▸ STATED TASK: Skip the pictures and extract all of the lines exactly as written.

▸ SOURCE EXCERPT:
>>>

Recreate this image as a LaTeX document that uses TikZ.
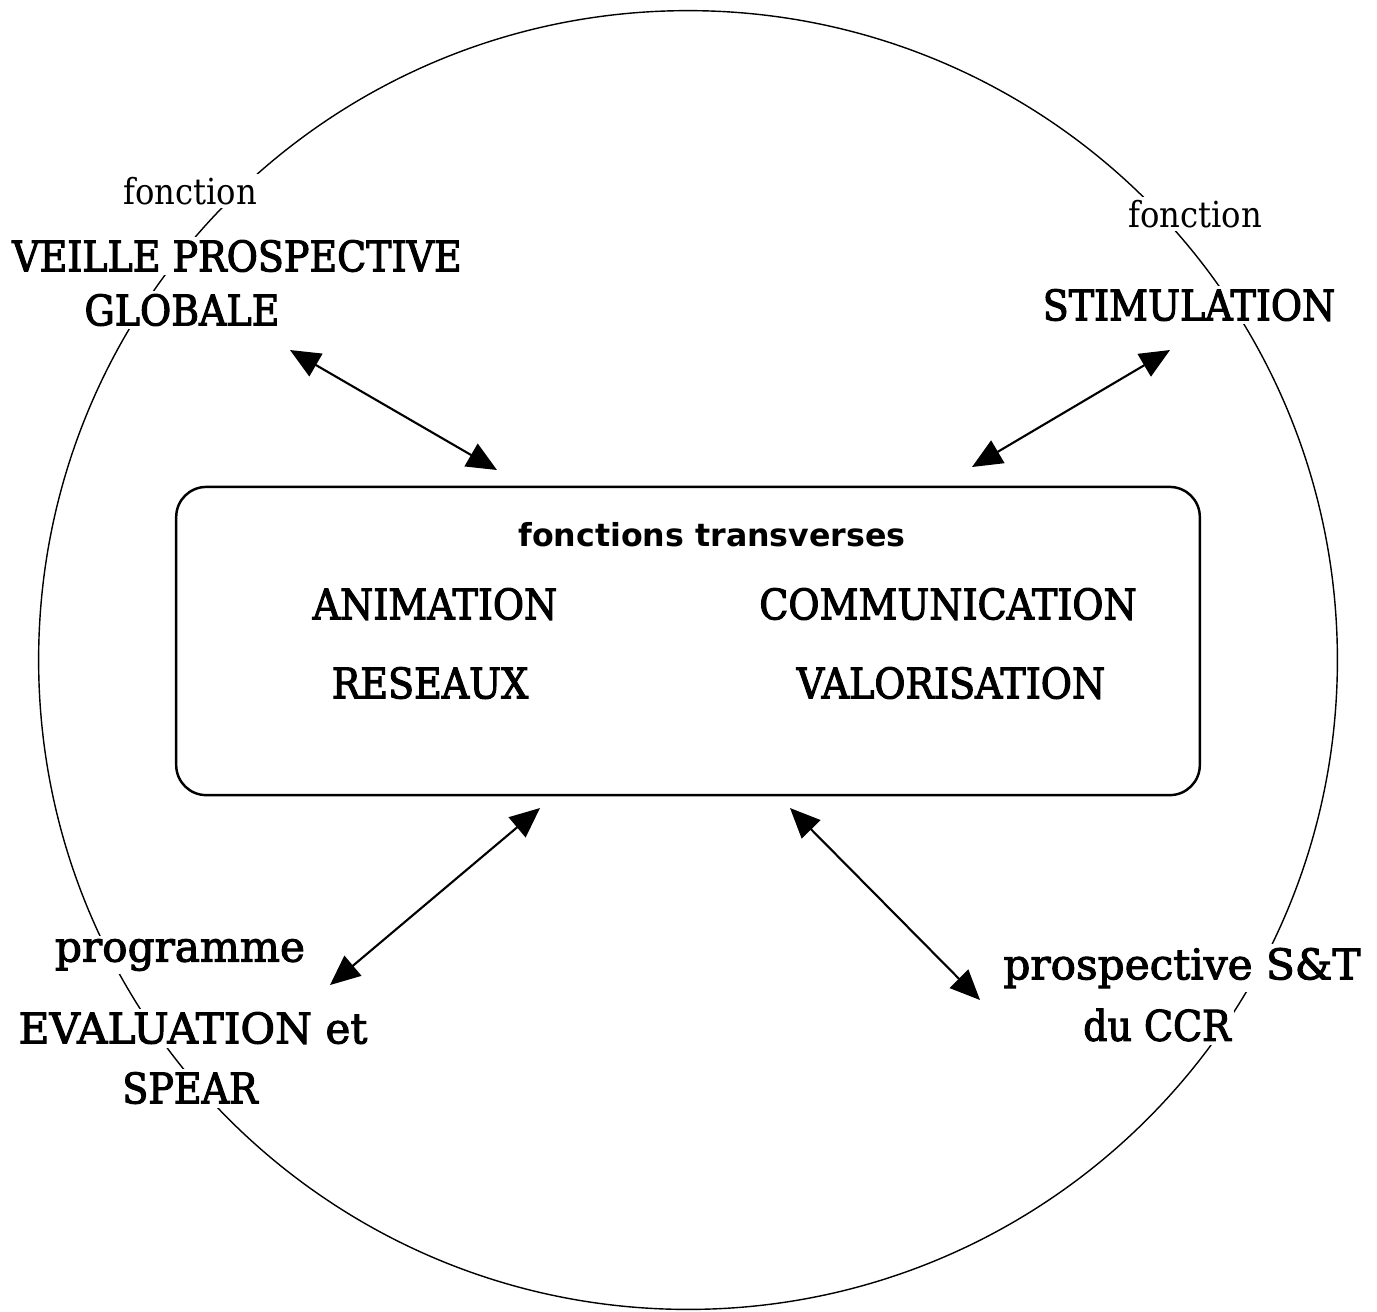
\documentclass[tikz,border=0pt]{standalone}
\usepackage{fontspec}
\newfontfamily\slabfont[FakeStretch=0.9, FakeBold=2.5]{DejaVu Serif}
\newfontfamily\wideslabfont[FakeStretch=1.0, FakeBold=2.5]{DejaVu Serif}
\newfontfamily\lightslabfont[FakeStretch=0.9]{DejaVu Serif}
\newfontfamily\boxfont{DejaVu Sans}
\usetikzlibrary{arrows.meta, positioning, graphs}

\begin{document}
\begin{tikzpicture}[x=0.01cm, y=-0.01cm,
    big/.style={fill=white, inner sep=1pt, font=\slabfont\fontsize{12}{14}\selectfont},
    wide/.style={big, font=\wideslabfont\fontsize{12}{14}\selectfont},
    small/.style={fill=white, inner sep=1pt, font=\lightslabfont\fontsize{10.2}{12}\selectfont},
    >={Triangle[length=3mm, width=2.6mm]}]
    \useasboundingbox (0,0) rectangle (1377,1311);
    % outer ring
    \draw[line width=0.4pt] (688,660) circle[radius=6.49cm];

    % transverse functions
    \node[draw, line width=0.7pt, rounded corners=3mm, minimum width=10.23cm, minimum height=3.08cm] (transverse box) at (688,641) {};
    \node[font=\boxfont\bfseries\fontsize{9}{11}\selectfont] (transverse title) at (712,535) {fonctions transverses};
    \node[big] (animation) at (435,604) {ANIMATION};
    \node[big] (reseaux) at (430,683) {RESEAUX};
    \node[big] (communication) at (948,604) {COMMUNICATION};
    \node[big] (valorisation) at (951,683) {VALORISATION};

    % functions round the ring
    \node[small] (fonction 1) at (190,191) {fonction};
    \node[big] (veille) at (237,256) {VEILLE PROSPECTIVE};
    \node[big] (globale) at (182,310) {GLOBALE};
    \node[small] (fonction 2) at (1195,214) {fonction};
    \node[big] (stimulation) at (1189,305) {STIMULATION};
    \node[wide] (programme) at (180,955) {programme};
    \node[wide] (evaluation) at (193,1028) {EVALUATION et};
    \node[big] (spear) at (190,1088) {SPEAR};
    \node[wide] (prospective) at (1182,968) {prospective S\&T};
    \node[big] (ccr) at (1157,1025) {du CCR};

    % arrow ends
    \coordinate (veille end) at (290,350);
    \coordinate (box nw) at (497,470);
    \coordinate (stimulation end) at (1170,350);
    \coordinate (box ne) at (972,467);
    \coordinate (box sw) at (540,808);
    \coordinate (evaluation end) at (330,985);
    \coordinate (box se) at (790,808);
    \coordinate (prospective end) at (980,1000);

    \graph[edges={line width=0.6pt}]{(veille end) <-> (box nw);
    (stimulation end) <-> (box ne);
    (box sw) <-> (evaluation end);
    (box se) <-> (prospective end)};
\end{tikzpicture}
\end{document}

<<<

▸ CORRECT RESPONSE:
Recreate this image as a LaTeX document that uses TikZ.
\documentclass[tikz,border=0pt]{standalone}
\usepackage{fontspec}
\newfontfamily\slabfont[FakeStretch=0.9, FakeBold=2.5]{DejaVu Serif}
\newfontfamily\wideslabfont[FakeStretch=1.0, FakeBold=2.5]{DejaVu Serif}
\newfontfamily\lightslabfont[FakeStretch=0.9]{DejaVu Serif}
\newfontfamily\boxfont{DejaVu Sans}
\usetikzlibrary{arrows.meta, positioning, graphs}

\begin{document}
\begin{tikzpicture}[x=0.01cm, y=-0.01cm,
    big/.style={fill=white, inner sep=1pt, font=\slabfont\fontsize{12}{14}\selectfont},
    wide/.style={big, font=\wideslabfont\fontsize{12}{14}\selectfont},
    small/.style={fill=white, inner sep=1pt, font=\lightslabfont\fontsize{10.2}{12}\selectfont},
    >={Triangle[length=3mm, width=2.6mm]}]
    \useasboundingbox (0,0) rectangle (1377,1311);
    % outer ring
    \draw[line width=0.4pt] (688,660) circle[radius=6.49cm];

    % transverse functions
    \node[draw, line width=0.7pt, rounded corners=3mm, minimum width=10.23cm, minimum height=3.08cm] (transverse box) at (688,641) {};
    \node[font=\boxfont\bfseries\fontsize{9}{11}\selectfont] (transverse title) at (712,535) {fonctions transverses};
    \node[big] (animation) at (435,604) {ANIMATION};
    \node[big] (reseaux) at (430,683) {RESEAUX};
    \node[big] (communication) at (948,604) {COMMUNICATION};
    \node[big] (valorisation) at (951,683) {VALORISATION};

    % functions round the ring
    \node[small] (fonction 1) at (190,191) {fonction};
    \node[big] (veille) at (237,256) {VEILLE PROSPECTIVE};
    \node[big] (globale) at (182,310) {GLOBALE};
    \node[small] (fonction 2) at (1195,214) {fonction};
    \node[big] (stimulation) at (1189,305) {STIMULATION};
    \node[wide] (programme) at (180,955) {programme};
    \node[wide] (evaluation) at (193,1028) {EVALUATION et};
    \node[big] (spear) at (190,1088) {SPEAR};
    \node[wide] (prospective) at (1182,968) {prospective S\&T};
    \node[big] (ccr) at (1157,1025) {du CCR};

    % arrow ends
    \coordinate (veille end) at (290,350);
    \coordinate (box nw) at (497,470);
    \coordinate (stimulation end) at (1170,350);
    \coordinate (box ne) at (972,467);
    \coordinate (box sw) at (540,808);
    \coordinate (evaluation end) at (330,985);
    \coordinate (box se) at (790,808);
    \coordinate (prospective end) at (980,1000);

    \graph[edges={line width=0.6pt}]{(veille end) <-> (box nw);
    (stimulation end) <-> (box ne);
    (box sw) <-> (evaluation end);
    (box se) <-> (prospective end)};
\end{tikzpicture}
\end{document}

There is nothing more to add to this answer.